U.S. Manufacturing's Growth Slows

Feb. 1, 2005
Although the U.S. manufacturing sector continued to grow for the 20th consecutive month in January, the rate of growth was slower than in December and slower than economists generally expected. The Institute for Supply Management's (ISM) closely watched ...

Although the U.S. manufacturing sector continued to grow for the 20th consecutive month in January, the rate of growth was slower than in December and slower than economists generally expected.

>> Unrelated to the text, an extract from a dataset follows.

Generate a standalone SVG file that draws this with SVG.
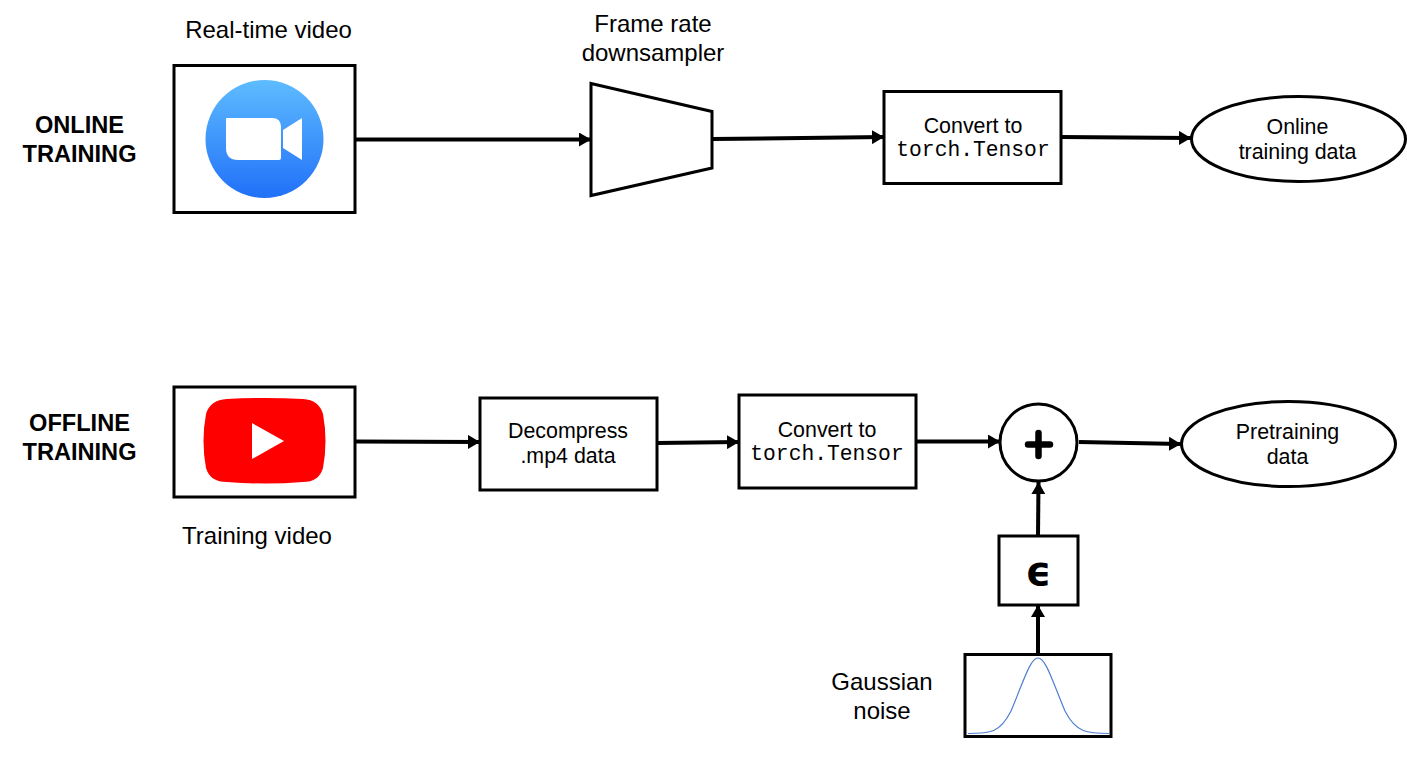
<svg xmlns="http://www.w3.org/2000/svg" width="1407" height="758" viewBox="0 0 1407 758">
<defs>
<style>
.s{fill:#fff;stroke:#000;stroke-width:3}
.t{font-family:"Liberation Sans",Arial,sans-serif;font-size:21.4px;fill:#000;text-anchor:middle}
.l{font-size:24px}
.b{font-size:23.6px;font-weight:bold}
.m{font-family:"Liberation Mono","Courier New",monospace;font-size:21.3px;fill:#000;text-anchor:middle}
.c{fill:none;stroke:#000;stroke-width:4}
</style>
<marker id="a" markerUnits="userSpaceOnUse" markerWidth="12" markerHeight="14" refX="12" refY="7" orient="auto"><path d="M0 0L12 7L0 14Z" fill="#000"/></marker>
<linearGradient id="z" x1="0" y1="0" x2="0" y2="1"><stop offset="0" stop-color="#5ebcff"/><stop offset="1" stop-color="#2170f8"/></linearGradient>
</defs>
<rect width="1407" height="758" fill="#fff"/>
<g id="label-online"><text class="t b" x="79.500" y="133">ONLINE</text><text class="t b" x="79.500" y="162">TRAINING</text></g>
<g id="label-offline"><text class="t b" x="79.500" y="431">OFFLINE</text><text class="t b" x="79.500" y="460">TRAINING</text></g>
<g id="connectors">
<path class="c" marker-end="url(#a)" d="M355 139.500H591"/>
<path class="c" marker-end="url(#a)" d="M712 139L884 137"/>
<path class="c" marker-end="url(#a)" d="M1061 137L1191 138"/>
<path class="c" marker-end="url(#a)" d="M355 441.500L480 442"/>
<path class="c" marker-end="url(#a)" d="M657 443L739 442"/>
<path class="c" marker-end="url(#a)" d="M916 441.500H1000"/>
<path class="c" marker-end="url(#a)" d="M1079 442L1181 444"/>
<path class="c" marker-end="url(#a)" d="M1038 536L1038.500 482"/>
<path class="c" marker-end="url(#a)" d="M1038 654V605"/>
</g>
<g id="zoom"><rect class="s" x="174" y="65.500" width="181" height="147"/><circle cx="264.500" cy="139" r="59" fill="url(#z)"/><path fill="#fff" d="M227 118H272Q281 118 281 127V158Q281 160 279 160H238Q226 160 226 148V119Q226 118 227 118Z"/><path fill="#fff" d="M283 130L302 118V160L283 148Z"/></g>
<g id="youtube"><rect class="s" x="174" y="387" width="181" height="110"/><path fill="#f00" d="M227 399Q265 397 303 399Q319 400 323 414Q328 441 323 468Q319 482 303 482Q265 485 227 482Q210 482 206 468Q201 441 206 414Q210 400 227 399Z"/><path fill="#fff" d="M252 423L284 441L252 459Z"/></g>
<g id="downsampler"><path class="s" d="M591 83.500L712 111.500V168L591 195.500Z"/><text class="t l" x="653" y="32">Frame rate</text><text class="t l" x="653" y="61">downsampler</text></g>
<g id="convert1"><rect class="s" x="884" y="91.500" width="177" height="92"/><text class="t" x="973" y="133">Convert to</text><text class="m" x="973" y="156">torch.Tensor</text></g>
<g id="online-data"><ellipse class="s" cx="1298.500" cy="139" rx="107" ry="42.500"/><text class="t" x="1297.500" y="134">Online</text><text class="t" x="1297.500" y="159">training data</text></g>
<g id="decompress"><rect class="s" x="480" y="398" width="177" height="92"/><text class="t" x="568" y="438">Decompress</text><text class="t" x="568" y="463">.mp4 data</text></g>
<g id="convert2"><rect class="s" x="739" y="395" width="177" height="93"/><text class="t" x="827" y="437">Convert to</text><text class="m" x="827" y="460">torch.Tensor</text></g>
<g id="adder"><circle class="s" cx="1038.500" cy="442.500" r="38.500"/><path d="M1038.500 433V456M1028 444.500H1050" fill="none" stroke="#000" stroke-width="6.500" stroke-linecap="round"/></g>
<g id="pretraining"><ellipse class="s" cx="1288.500" cy="444" rx="107" ry="42.500"/><text class="t" x="1287.500" y="439">Pretraining</text><text class="t" x="1287.500" y="464">data</text></g>
<g id="epsilon"><rect class="s" x="999" y="536" width="79" height="69"/><text x="1038.500" y="585" style="font-family:'DejaVu Sans',sans-serif;font-size:40px;font-weight:bold;text-anchor:middle">ϵ</text></g>
<g id="gaussian"><rect class="s" x="965" y="654.500" width="146" height="82"/><path fill="none" stroke="#4f7fd0" stroke-width="1.200" d="M968 733.500C990 733.500 1000 733 1011 711C1023 683 1030 658 1038 658C1046 658 1053 683 1065 711C1076 733 1088 733.500 1109 733.500"/><text class="t l" x="882" y="690">Gaussian</text><text class="t l" x="882" y="719">noise</text></g>
<g id="captions"><text class="t l" x="268.500" y="38">Real-time video</text><text class="t l" x="257" y="544">Training video</text></g>
</svg>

The Institute for Supply Management's (ISM) closely watched PMI measure of business activity was at 56.4% last month, nine-tenths of a percentage point less than December's 57.3% and seven-tenths of a percentage point below the 57.1% economists anticipated. A figure above 50% indicates that the manufacturing sector is expanding; a figure below 50% signals contraction.

ISM's detailed data for January show new orders for manufactured goods slowing their growth pace from December, production growing faster, employment growing faster and inventories staying about the same.

For Norbert J. Ore, all that adds up to a good beginning for the first calendar quarter of 2005. "Even though the PMI is slightly lower, the month-over-month growth is still quite strong and will provide significant momentum for the remainder of [the first quarter]," says Ore, the chair of ISM's manufacturing business survey committee.

The ISM manufacturing index is based on information supplied by purchasing and supply executives in about 400 industrial companies.